Wednesday, May 22, 2024

An Automated Postal Center stands unused in the Porter Square, Cambridge, post office Nov. 5, 2005. (Photo: Marc Levy)

An Automated Postal Center stands unused in the Porter Square, Cambridge, post office Nov. 5, 2005. (Photo: Marc Levy)

The U.S. Postal Service’s self-service kiosks, despite being in town for more than a year, still seem to require constant attendance by a postal worker. This defeats the purpose, but, nonetheless, workers hover over the machines, instructing the occasional customer in their use while nearby lines languish — growing five deep, then six, then seven.

“Anybody want to use the machine?” one worker was heard asking in Porter Square. “It’ll save you a long wait in line.” Sometimes he amplified his sales pitch by noting that using the machine would save customers a “20- or 30-minute wait.”

Of course: He was one of two postal workers, and the other was behind the counter alone.

When asked why he waited by the Automated Postal Center when there was such a long line of customers, the worker explained that employees on site have “no control” over how they spend their day; a manager for the city, who works elsewhere, decides how employees are used.
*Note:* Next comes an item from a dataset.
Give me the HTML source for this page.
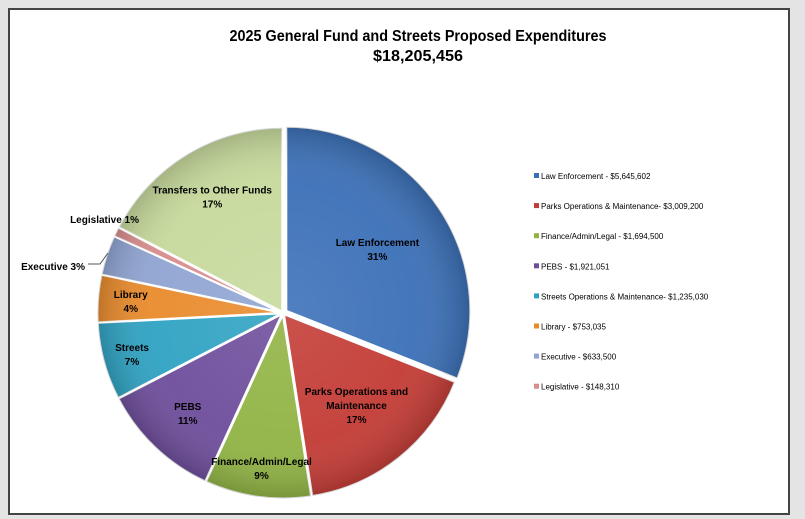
<!DOCTYPE html>
<html><head><meta charset="utf-8"><style>
body{margin:0;width:805px;height:519px;background:#e4e4e4;font-family:"Liberation Sans",sans-serif;overflow:hidden}
#frame{position:absolute;left:8px;top:8px;width:778px;height:503px;background:#fff;border:2px solid #444}
</style></head><body>
<div id="frame"></div>
<svg id="chart" width="805" height="519" style="position:absolute;left:0;top:0">
<defs>
<radialGradient id="shade" gradientUnits="userSpaceOnUse" cx="283" cy="313" r="190"><stop offset="0" stop-color="#fff" stop-opacity="0.12"/><stop offset="0.7" stop-color="#fff" stop-opacity="0.05"/><stop offset="1" stop-color="#000" stop-opacity="0.2"/></radialGradient>
</defs>
<text x="418" y="41" text-anchor="middle" font-size="15.5" font-weight="bold" textLength="377" lengthAdjust="spacingAndGlyphs">2025 General Fund and Streets Proposed Expenditures</text>
<text x="418" y="61" text-anchor="middle" font-size="15.5" font-weight="bold" textLength="90" lengthAdjust="spacingAndGlyphs">$18,205,456</text>
<g id="slices"></g><g id="labels"></g><g id="legend"></g>
</svg>
<script>
const categories=["Law Enforcement","Parks Operations & Maintenance","Finance/Admin/Legal","PEBS","Streets Operations & Maintenance","Library","Executive","Legislative","Transfers to Other Funds"];
const values=[5645602,3009200,1694500,1921051,1235030,753035,633500,148310,3165228];
const sliceLabels=[["Law Enforcement","31%"],["Parks Operations and","Maintenance","17%"],["Finance/Admin/Legal","9%"],["PEBS","11%"],["Streets","7%"],["Library","4%"],["Executive 3%"],["Legislative 1%"],["Transfers to Other Funds","17%"]];
const labelRadius=[0.62,0.64,0.85,0.75,0.85,0.83,0,0,0.74];
const legendText=["Law Enforcement - $5,645,602","Parks Operations & Maintenance- $3,009,200","Finance/Admin/Legal - $1,694,500","PEBS - $1,921,051","Streets Operations & Maintenance- $1,235,030","Library - $753,035","Executive - $633,500","Legislative - $148,310"];
const colors=["#3a6fb7","#c33a34","#90b343","#6d4c9b","#2ea2c2","#e98a2b","#8fa4d2","#d98c8c","#c6d99b"];
const NS="http://www.w3.org/2000/svg";
const cx=283,cy=313,R=184;
const total=values.reduce((a,b)=>a+b,0);
const sl=document.getElementById('slices'),lb=document.getElementById('labels'),lg=document.getElementById('legend');
function pt(a,r,ox,oy){return [ox+r*Math.sin(a),oy-r*Math.cos(a)];}
let acc=0;
values.forEach((v,i)=>{
  const a0=acc/total*2*Math.PI;acc+=v;const a1=acc/total*2*Math.PI;
  const mid=(a0+a1)/2,off=i===0?4:1.5;
  const ox=cx+off*Math.sin(mid),oy=cy-off*Math.cos(mid);
  const p0=pt(a0,R,ox,oy),p1=pt(a1,R,ox,oy);
  const d=`M${ox},${oy}L${p0[0]},${p0[1]}A${R},${R} 0 ${a1-a0>Math.PI?1:0} 1 ${p1[0]},${p1[1]}Z`;
  const p=document.createElementNS(NS,'path');p.setAttribute('d',d);p.setAttribute('fill',colors[i]);p.setAttribute('stroke','#fff');p.setAttribute('stroke-width','2');
  
  
  sl.appendChild(p);
  const s=document.createElementNS(NS,'path');s.setAttribute('d',d);s.setAttribute('fill','url(#shade)');s.setAttribute('stroke','none');s.setAttribute('pointer-events','none');sl.appendChild(s);
  const lines=sliceLabels[i];let lx,ly,anchor='middle';
  if(i===6){lx=85;ly=266;anchor='end';}
  else if(i===7){lx=139;ly=219;anchor='end';}
  else {[lx,ly]=pt(mid,R*labelRadius[i],cx,cy);ly-=(lines.length-1)*7;}
  lines.forEach((t,k)=>{const tx=document.createElementNS(NS,'text');tx.setAttribute('x',lx);tx.setAttribute('y',ly+k*14+4);tx.setAttribute('text-anchor',anchor);tx.setAttribute('font-size','10');tx.setAttribute('font-weight','bold');tx.textContent=t;
    
    
    lb.appendChild(tx);});
});
const ln=document.createElementNS(NS,'polyline');ln.setAttribute('points','88,264 100,264 108,253');ln.setAttribute('fill','none');ln.setAttribute('stroke','#555');lb.appendChild(ln);
legendText.forEach((t,i)=>{
  const y=178+i*30.1;
  const r=document.createElementNS(NS,'rect');r.setAttribute('x',534);r.setAttribute('y',y-5);r.setAttribute('width',5);r.setAttribute('height',5);r.setAttribute('fill',colors[i]);
  
  
  lg.appendChild(r);
  const tx=document.createElementNS(NS,'text');tx.setAttribute('x',541);tx.setAttribute('y',y+1);tx.setAttribute('font-size','8');tx.textContent=t;
  
  
  lg.appendChild(tx);
});
</script>
</body></html>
When asked whether he could get behind the counter and help the lone worker there, doubling the effective staffing of the station, if no one wanted to use the machine … well, no. Even when the worker at the counter had to leave to use the restroom, he was prevented from taking over her tasks.

And when asked if this was frustrating, he replied, “You got that right.”

After using the restroom, the worker ran back to her spot behind the counter. The line advanced one space.

From behind, the other worker could be heard making his pitch. When a customer responded, he could be heard assuring the man there was nothing to fear from using the machine.

“It’s pretty self-explanatory,” he said.

— — —

Bob Cannon, a public affairs manager with the U.S. Postal Service, says he hadn’t heard of policies preventing workers from returning to the counter when no one wants to use the machine. Under the circumstances, Cannon said, the worker should have.

The situation was unfortunate, he said, “first in that he wasn’t able to convince people they should have used that machine. Sometimes it takes people a while to get used to them.”

There are varying responses to the 19 machines scattered within Route 128, Cannon said, but most people “respond very well,” including unionized employees who may be hostile at first but find that “their worst fears don’t get realized and their work gets easier.”

There have been no jobs lost, he said, and there are no plans to fire or decrease hiring as the machines become more common. They’re just supposed to make things more convenient for customers who would otherwise have to wait for service. They’re also supposed to bring in more customers — stealing them away from competitors such as Federal Express and the United Parcel Service.

At the Fort Point, Boston, postal office, he said, people use the Automated Postal Centers enthusiastically. Why, he’s walked in to find people using the machines and completely ignoring the postal employees waiting behind the counters.